Easley’s Nursery in Auburn suggests that established hedges only need watering once every seven to ten days. They also suggest that using bubblers or drip systems for watering can save gallons of water as opposed to a sprinkler system like the one at the carwash. “Unless they grow in a rainforest, you really don’t need to water them daily,” said Mike Runner, salesman at Eisley’s.
Water has been a precious commodity these days. Behind the carwash, Foothills Motel has limited their watering of their lawn to once per week.
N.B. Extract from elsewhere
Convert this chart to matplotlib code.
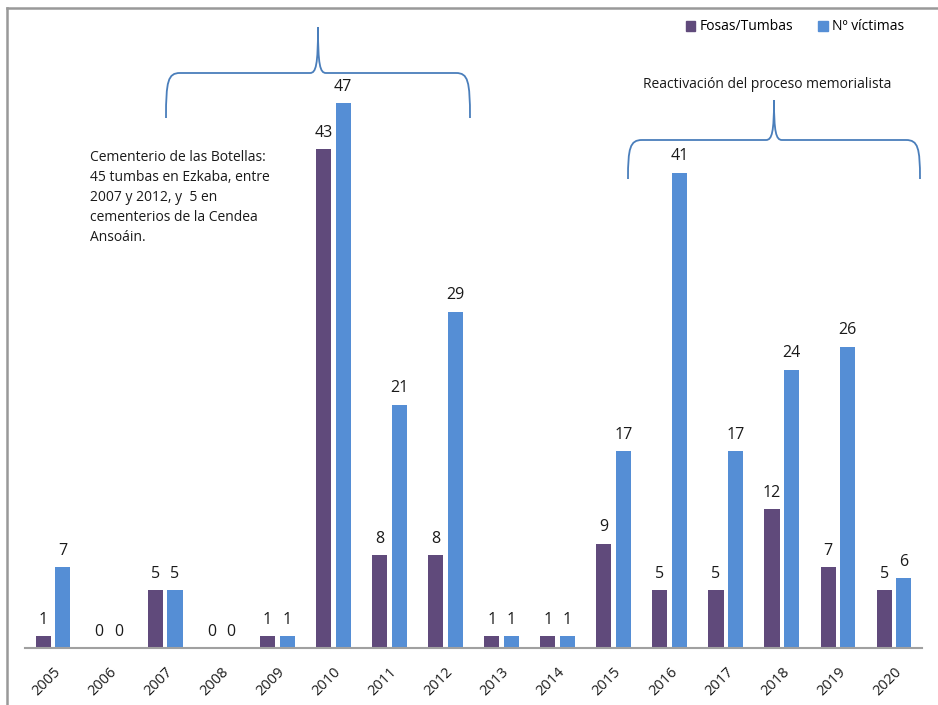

Foothills Motel manager Michael Johnson said that the hotel has switched off all sprinkler valves and is now manually watering the grounds.
“Our grounds don’t look all that great, but we are water conscious right now,” Johnson said.
Placer County Water Agencies’ website states that according to Einar Maisch, Director of Strategic Affairs at PCWA, the water company doesn’t have a policing staff or powers who could issue the state regulated citations that will begin on August 1st. They do have staff who will make visits to homes or business of people that have been reported to PCWA for wasting water. “We put a tag on the door to let them know they are in violation, and if we have to come back a second time, they will get a $50 fine,” Maisch said. Complaints have recently tripled from customers reporting water wasting incidents.
PCWA customers have reduced their consumption 15% from last year. Maisch says that Placer County doesn’t have enough water to meet the 100% demand so consumers are being asked to reduce water by a minimum of 10%, but ideally 20% would be desired during the drought.